The Prince and Betty



A classic musical comedy plot turned into a novel, The Prince and Betty is the story of a man who gives up everything for his girl. Fortunately, she chances to be the step-daughter of a millionaire. John Maude and Betty Silver are in love, but when John turns out to be heir to the principality of Mervo, a small Mediterranean island not a thousand miles from Monte Carlo, he finds himself ensnared in the establishment of a new casino on the island, much to his beloved's high-minded disgust. She leaves him and takes a job with an American family in London; he abandons his post to follow her. Eventually their misunderstandings are disentangled: the pair are reunited, betrothed and bound for a new life in the United States. And so it is that, in the process of telling their story, published early in his career, Wodehouse constructs the critique of Europe versus America, privilege versus enterprise, decadence versus adventure, which was to underpin many of his later tales.

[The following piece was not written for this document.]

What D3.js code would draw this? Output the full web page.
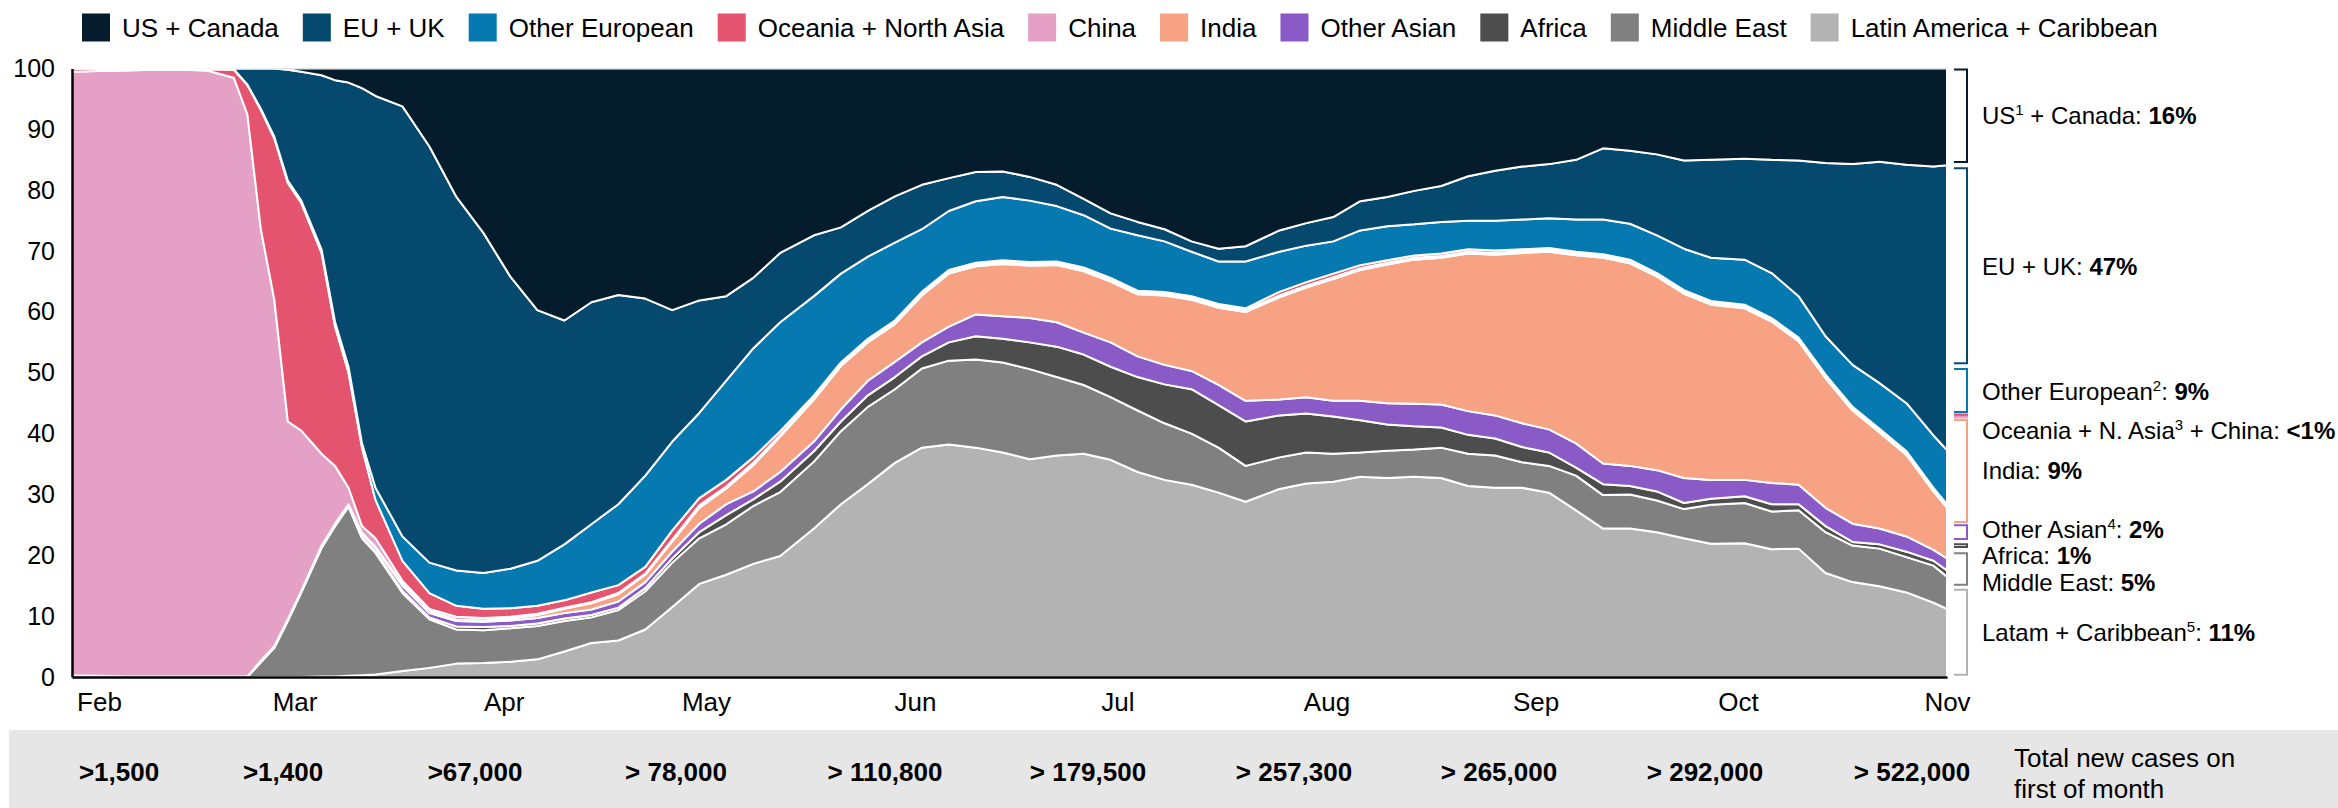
<!DOCTYPE html>
<html>
<head>
<meta charset="utf-8">
<script src="https://cdnjs.cloudflare.com/ajax/libs/d3/7.8.5/d3.min.js"></script>
<style>
  body { margin: 0; background: #ffffff; }
  svg { display: block; font-family: "Liberation Sans", Arial, Helvetica, sans-serif; }
</style>
</head>
<body>
<svg id="chart" width="2338" height="808"></svg>
<script>
// ---------------- DATA ----------------
const dates = [
  "2020-01-28","2020-02-01","2020-02-05","2020-02-09","2020-02-13","2020-02-17","2020-02-21","2020-02-23","2020-02-25","2020-02-27","2020-02-29",
  "2020-03-02","2020-03-05","2020-03-07","2020-03-09","2020-03-11","2020-03-13","2020-03-17","2020-03-21","2020-03-25","2020-03-29",
  "2020-04-02","2020-04-06","2020-04-10","2020-04-14","2020-04-18","2020-04-22","2020-04-26","2020-04-30",
  "2020-05-04","2020-05-08","2020-05-12","2020-05-17","2020-05-21","2020-05-25","2020-05-29",
  "2020-06-02","2020-06-06","2020-06-10","2020-06-14","2020-06-18","2020-06-22","2020-06-26","2020-06-30",
  "2020-07-04","2020-07-08","2020-07-12","2020-07-16","2020-07-20","2020-07-25","2020-07-29",
  "2020-08-02","2020-08-06","2020-08-10","2020-08-14","2020-08-18","2020-08-22","2020-08-26","2020-08-30",
  "2020-09-03","2020-09-07","2020-09-11","2020-09-15","2020-09-19","2020-09-23","2020-09-27",
  "2020-10-02","2020-10-06","2020-10-10","2020-10-14","2020-10-18","2020-10-22","2020-10-26","2020-10-30","2020-11-01"
];

// share of new cases (%), one value per date
const latinAmerica = [0,0,0,0,0,0,0,0,0,0,0, 0,0.1,0.1,0.2,0.3,0.4,1.0,1.5,2.2,2.3, 2.5,2.9,4.2,5.6,6.0,7.8,11.5,15.3,
  16.8,18.6,19.9,24.4,28.4,31.7,35.2, 37.7,38.2,37.7,36.9,35.8,36.4,36.7,35.7, 33.7,32.4,31.6,30.3,28.8,30.9,31.8,
  32.1,32.9,32.7,32.9,32.7,31.4,31.1,31.1, 30.3,27.4,24.4,24.4,23.8,22.8,21.9, 22.0,21.0,21.1,17.1,15.6,14.9,13.9,12.2,11.2];
const middleEast = [0,0,0,0,0,0,0,0,2.4,4.8,9.2, 13.9,21.1,24.7,27.8,22.5,20.0,12.8,8.0,5.6,5.4, 5.5,5.5,5.0,4.2,5.0,6.3,7.3,7.5,
  8.3,9.5,10.5,11.0,12.0,12.7,12.1, 13.0,13.8,14.5,14.8,14.8,12.9,11.3,10.3, 10.1,9.3,8.4,7.4,5.9,5.2,5.1,
  4.6,4.0,4.5,4.5,5.0,5.3,5.3,4.2, 4.4,5.7,5.5,5.6,5.2,4.8,6.4, 6.6,6.2,6.3,6.7,6.0,6.2,5.8,6.1,5.3];
const africa = [0,0,0,0,0,0,0,0,0.1,0.1,0.1, 0.1,0.1,0.1,0.1,0.2,0.2,0.4,0.3,0.5,0.5, 0.4,0.4,0.4,0.4,0.4,0.5,0.7,1.0,
  1.5,1.1,1.7,1.7,1.6,1.9,2.0, 2.0,3.0,3.8,3.9,4.4,5.0,5.0,5.0, 5.5,6.4,7.3,7.0,7.3,6.9,6.4,
  6.1,5.3,4.3,3.8,3.3,3.1,2.8,2.5, 2.2,1.3,1.8,1.4,1.5,1.0,1.0, 1.1,1.2,1.0,1.0,0.6,0.7,0.9,0.8,1.0];
const otherAsian = [0.3,0.2,0.1,0.1,0.1,0.1,0.1,0.1,0.1,0.1,0.1, 0.1,0.2,0.2,0.2,0.5,0.6,0.8,0.7,0.9,0.9, 0.9,0.9,0.9,0.9,1.0,1.0,1.1,1.4,
  1.8,1.3,1.6,1.6,2.0,2.4,2.5, 2.3,2.6,3.6,3.7,4.0,4.0,3.6,4.0, 3.4,3.2,3.0,3.3,3.4,2.6,2.7,
  2.6,3.2,3.5,3.7,3.8,3.9,3.8,3.9, 3.8,4.0,3.4,3.3,3.5,4.1,3.1, 2.7,3.5,3.2,3.0,3.0,2.6,2.5,1.8,2.0];
const india = [0,0,0,0,0,0,0,0,0.1,0.1,0.1, 0.1,0.1,0.1,0.1,0.2,0.2,0.3,0.4,0.2,0.2, 0.3,0.5,0.7,1.0,1.2,1.2,1.7,2.6,
  2.6,4.3,5.8,6.9,7.1,6.3,6.2, 7.7,8.7,7.9,8.6,8.6,9.4,10.1,10.0, 10.2,11.4,11.7,12.7,14.6,16.8,18.0,
  20.0,21.5,22.8,23.7,24.1,25.9,26.4,28.0, 29.2,30.9,33.8,33.3,31.8,30.3,28.8, 28.2,26.5,23.6,21.3,18.6,15.8,13.4,9.6,8.3];
const china = [99.2,99.4,99.6,99.7,99.7,99.6,98.4,92.4,70.9,56.9,32.5, 26.3,15.1,9.5,2.7,1.1,1.4,0.5,0.3,0.5,0.4, 0.3,0.2,0.2,0.2,0.2,0.2,0.3,0.4,
  0.3,0.4,0.3,0.3,0.3,0.3,0.3, 0.3,0.3,0.3,0.3,0.3,0.3,0.3,0.3, 0.3,0.3,0.3,0.3,0.3,0.3,0.3,
  0.3,0.3,0.3,0.3,0.3,0.3,0.3,0.3, 0.3,0.3,0.3,0.3,0.3,0.3,0.3, 0.3,0.3,0.3,0.3,0.3,0.3,0.3,0.3,0.3];
const oceaniaNorthAsia = [0.5,0.4,0.3,0.2,0.2,0.2,1.3,4.8,19.6,26.5,39.2, 37.4,33.0,22.9,18.9,12.9,6.3,3.3,2.6,1.8,1.5, 1.4,1.3,1.2,1.6,1.3,1.1,1.5,1.2,
  1.1,0.9,0.6,0.4,0.3,0.3,0.3, 0.3,0.3,0.3,0.3,0.3,0.3,0.3,0.3, 0.3,0.3,0.3,0.3,0.3,0.6,0.6,
  0.6,0.5,0.4,0.4,0.4,0.4,0.4,0.3, 0.3,0.3,0.3,0.3,0.3,0.3,0.3, 0.3,0.3,0.3,0.3,0.3,0.3,0.3,0.3,0.3];
const otherEuropean = [0,0,0,0,0,0.1,0.1,0.1,0.2,0.3,0.4, 0.4,0.6,0.8,1.0,0.7,2.0,4.0,5.0,5.8,5.9, 6.5,7.4,9.2,11.2,13.3,15.0,14.6,14.0,
  16.3,17.9,17.9,16.3,14.6,13.5,12.8, 10.3,9.7,10.1,10.4,10.1,9.1,8.6,8.1, 9.1,8.3,7.3,7.0,7.7,6.6,6.0,
  5.3,5.7,5.6,5.1,5.2,4.7,4.9,4.9, 4.9,5.3,5.7,5.9,6.2,6.8,7.1, 7.4,7.4,6.8,6.3,6.9,7.5,7.9,8.6,8.9];
const euUk = [0,0,0,0,0,0,0.1,2.6,6.6,11.2,18.2, 21.2,28.6,39.7,46.7,58.4,64.4,70.7,68.4,61.4,55.9, 48.0,41.2,36.8,36.5,34.4,29.1,21.6,18.5,
  13.9,11.6,11.4,10.0,7.6,7.5,7.6, 7.3,5.4,4.8,4.2,3.9,3.5,2.7,2.5, 2.2,2.0,1.7,2.1,2.5,3.5,3.7,
  4.0,4.8,4.8,5.5,5.9,7.3,8.2,8.7, 8.9,9.8,11.7,12.0,13.3,14.5,16.1, 16.6,18.6,22.3,28.5,33.0,36.4,39.2,44.2,46.8];
const usCanada = [0,0,0,0,0,0,0,0,0,0,0.2, 0.5,1.1,1.9,2.3,3.2,4.5,6.2,12.8,21.1,27.0, 34.2,39.7,41.4,38.4,37.2,37.8,39.7,38.1,
  37.4,34.4,30.3,27.4,26.1,23.4,21.0, 19.1,18.0,17.0,16.9,17.8,19.1,21.4,23.8, 25.2,26.4,28.4,29.6,29.2,26.6,25.4,
  24.4,21.8,21.1,20.1,19.3,17.7,16.8,16.1, 15.7,15.0,13.1,13.5,14.1,15.1,15.0, 14.8,15.0,15.1,15.5,15.7,15.3,15.8,16.1,15.9];

const seriesNames = ["US + Canada","EU + UK","Other European","Oceania + North Asia","China","India","Other Asian","Africa","Middle East","Latin America + Caribbean"];
const seriesColors = ["#051c2c","#054a6e","#0679b1","#e5546e","#e5a0c6","#f7a283","#8a5ac6","#4d4d4d","#808080","#b3b3b3"];

const yTicks = [0,10,20,30,40,50,60,70,80,90,100];
const monthTicks = ["2020-02-01","2020-03-01","2020-04-01","2020-05-01","2020-06-01","2020-07-01","2020-08-01","2020-09-01","2020-10-01","2020-11-01"];
const totalLabels = [">1,500",">1,400",">67,000","> 78,000","> 110,800","> 179,500","> 257,300","> 265,000","> 292,000","> 522,000"];
const totalsCaption = ["Total new cases on","first of month"];

// right-hand annotations (final shares)
const annNames = ["US","EU + UK","Other European","Oceania + N. Asia","India","Other Asian","Africa","Middle East","Latam + Caribbean"];
const annSups = ["1","","2","3","","4","","","5"];
const annSuffix = [" + Canada: ",": ",": "," + China: ",": ",": ",": ",": ",": "];
const annValues = ["16%","47%","9%","<1%","9%","2%","1%","5%","11%"];

// ---------------- LAYOUT ----------------
const W = 2338, H = 808;
const plot = { left: 72, right: 1947, top: 68.6, bottom: 677 };
const bracketRanges = [[100,84.5],[83.8,51.4],[50.8,43.4],[43.2,43.0],[42.8,42.6],[42.4,25.3],[25.1,22.5],[22.0,21.2],[20.5,15.0],[14.5,0.2]];
const bracketColorIdx = [0,1,2,3,4,5,6,7,8,9];
const annLabelY = [116,267,392,431,471,530,556,583,633];
const totalsX = [119,283,475,676,885,1088,1294,1499,1705,1912];

const parse = d3.timeParse("%Y-%m-%d");
const svg = d3.select("#chart");

const keys = ["latam","middleEast","africa","otherAsian","india","china","oceania","otherEuropean","euUk","usCanada"];
const colorByKey = {
  usCanada: seriesColors[0], euUk: seriesColors[1], otherEuropean: seriesColors[2], oceania: seriesColors[3],
  china: seriesColors[4], india: seriesColors[5], otherAsian: seriesColors[6], africa: seriesColors[7],
  middleEast: seriesColors[8], latam: seriesColors[9]
};
const rows = dates.map((d, i) => ({
  date: parse(d),
  latam: latinAmerica[i], middleEast: middleEast[i], africa: africa[i], otherAsian: otherAsian[i],
  india: india[i], china: china[i], oceania: oceaniaNorthAsia[i], otherEuropean: otherEuropean[i],
  euUk: euUk[i], usCanada: usCanada[i]
}));

const x = d3.scaleTime().domain([parse(dates[0]), parse(dates[dates.length - 1])]).range([plot.left, plot.right]);
const y = d3.scaleLinear().domain([0, 100]).range([plot.bottom, plot.top]);

const stacked = d3.stack().keys(keys).order(d3.stackOrderNone).offset(d3.stackOffsetNone)(rows);

svg.append("defs").append("clipPath").attr("id", "plotClip")
  .append("rect").attr("x", plot.left).attr("y", plot.top)
  .attr("width", plot.right - plot.left).attr("height", plot.bottom - plot.top);

const area = d3.area()
  .x(d => x(d.data.date))
  .y0(d => y(d[0]))
  .y1(d => y(d[1]))
  .curve(d3.curveLinear);

svg.append("g").attr("clip-path", "url(#plotClip)")
  .selectAll("path").data(stacked).join("path")
  .attr("d", area)
  .attr("fill", s => colorByKey[s.key])
  .attr("stroke", "#ffffff")
  .attr("stroke-width", 2)
  .attr("stroke-linejoin", "round");

// ---------------- AXES ----------------
const yAxis = svg.append("g").attr("transform", `translate(${plot.left},0)`)
  .call(d3.axisLeft(y).tickValues(yTicks).tickSize(0).tickPadding(17).tickFormat(d3.format("d")));
yAxis.select(".domain").attr("stroke", "#000").attr("stroke-width", 2.5);
yAxis.selectAll("text").attr("font-size", 25).attr("fill", "#000").attr("font-family", "Liberation Sans, Arial, sans-serif");

const xAxis = svg.append("g").attr("transform", `translate(0,${plot.bottom})`)
  .call(d3.axisBottom(x).tickValues(monthTicks.map(parse)).tickSize(0).tickFormat(d3.timeFormat("%b")));
xAxis.select(".domain").attr("stroke", "#000").attr("stroke-width", 2.5);
xAxis.selectAll("text").attr("font-size", 26).attr("fill", "#000")
  .attr("y", 25).attr("dy", "0.35em").attr("font-family", "Liberation Sans, Arial, sans-serif");

// ---------------- LEGEND ----------------
const legend = svg.append("g");
let lx = 82;
seriesNames.forEach((name, i) => {
  legend.append("rect").attr("x", lx).attr("y", 13.5).attr("width", 28).attr("height", 28).attr("fill", seriesColors[i]);
  const t = legend.append("text").attr("x", lx + 40).attr("y", 28).attr("dy", "0.35em")
    .attr("font-size", 26).attr("fill", "#000").text(name);
  lx += 40 + t.node().getComputedTextLength() + 24;
});

// ---------------- RIGHT BRACKETS + LABELS ----------------
const br = svg.append("g");
bracketRanges.forEach((r, i) => {
  const y0 = y(r[0]) + 1, y1 = y(r[1]) - 1;
  const col = seriesColors[bracketColorIdx[i]];
  br.append("path")
    .attr("d", `M1954,${y0}H1967V${y1}H1954`)
    .attr("fill", "none").attr("stroke", col).attr("stroke-width", 2);
});
annNames.forEach((n, i) => {
  const t = br.append("text").attr("x", 1982).attr("y", annLabelY[i]).attr("dy", "0.35em")
    .attr("font-size", 24).attr("fill", "#000");
  t.append("tspan").text(n);
  if (annSups[i]) {
    t.append("tspan").attr("font-size", 15).attr("dy", -9).text(annSups[i]);
    t.append("tspan").attr("dy", 9).text(annSuffix[i]);
  } else {
    t.append("tspan").text(annSuffix[i]);
  }
  t.append("tspan").attr("font-weight", "bold").text(annValues[i]);
});

// ---------------- TOTALS BAND ----------------
svg.append("rect").attr("x", 9).attr("y", 730).attr("width", W - 9).attr("height", H - 730).attr("fill", "#e6e6e6");
svg.append("g").selectAll("text").data(totalLabels).join("text")
  .attr("x", (d, i) => totalsX[i]).attr("y", 772).attr("dy", "0.35em")
  .attr("text-anchor", "middle").attr("font-size", 26).attr("font-weight", "bold").attr("fill", "#000")
  .style("white-space", "pre")
  .text(d => d);
svg.append("g").selectAll("text").data(totalsCaption).join("text")
  .attr("x", 2014).attr("y", (d, i) => 758 + i * 31).attr("dy", "0.35em")
  .attr("font-size", 26).attr("fill", "#000").text(d => d);
</script>
</body>
</html>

  • Published: 15 April 2015
  • ISBN: 9781841591971
  • Imprint: Everyman
  • Format: Hardback
  • Pages: 160
  • RRP: $39.99
Categories:

About the author

P.G. Wodehouse

Pelham Grenville Wodehouse (always known as ‘Plum’) wrote about seventy novels and some three hundred short stories over seventy-three years. He is widely recognised as the greatest 20th-century writer of humour in the English language.

Perhaps best known for the escapades of Bertie Wooster and Jeeves, Wodehouse also created the world of Blandings Castle, home to Lord Emsworth and his cherished pig, the Empress of Blandings. His stories include gems concerning the irrepressible and disreputable Ukridge; Psmith, the elegant socialist; the ever-so-slightly-unscrupulous Fifth Earl of Ickenham, better known as Uncle Fred; and those related by Mr Mulliner, the charming raconteur of The Angler’s Rest, and the Oldest Member at the Golf Club.

In 1936 he was awarded the Mark Twain Prize for ‘having made an outstanding and lasting contribution to the happiness of the world’. He was made a Doctor of Letters by Oxford University in 1939 and in 1975, aged ninety-three, he was knighted by Queen Elizabeth II. He died shortly afterwards, on St Valentine’s Day.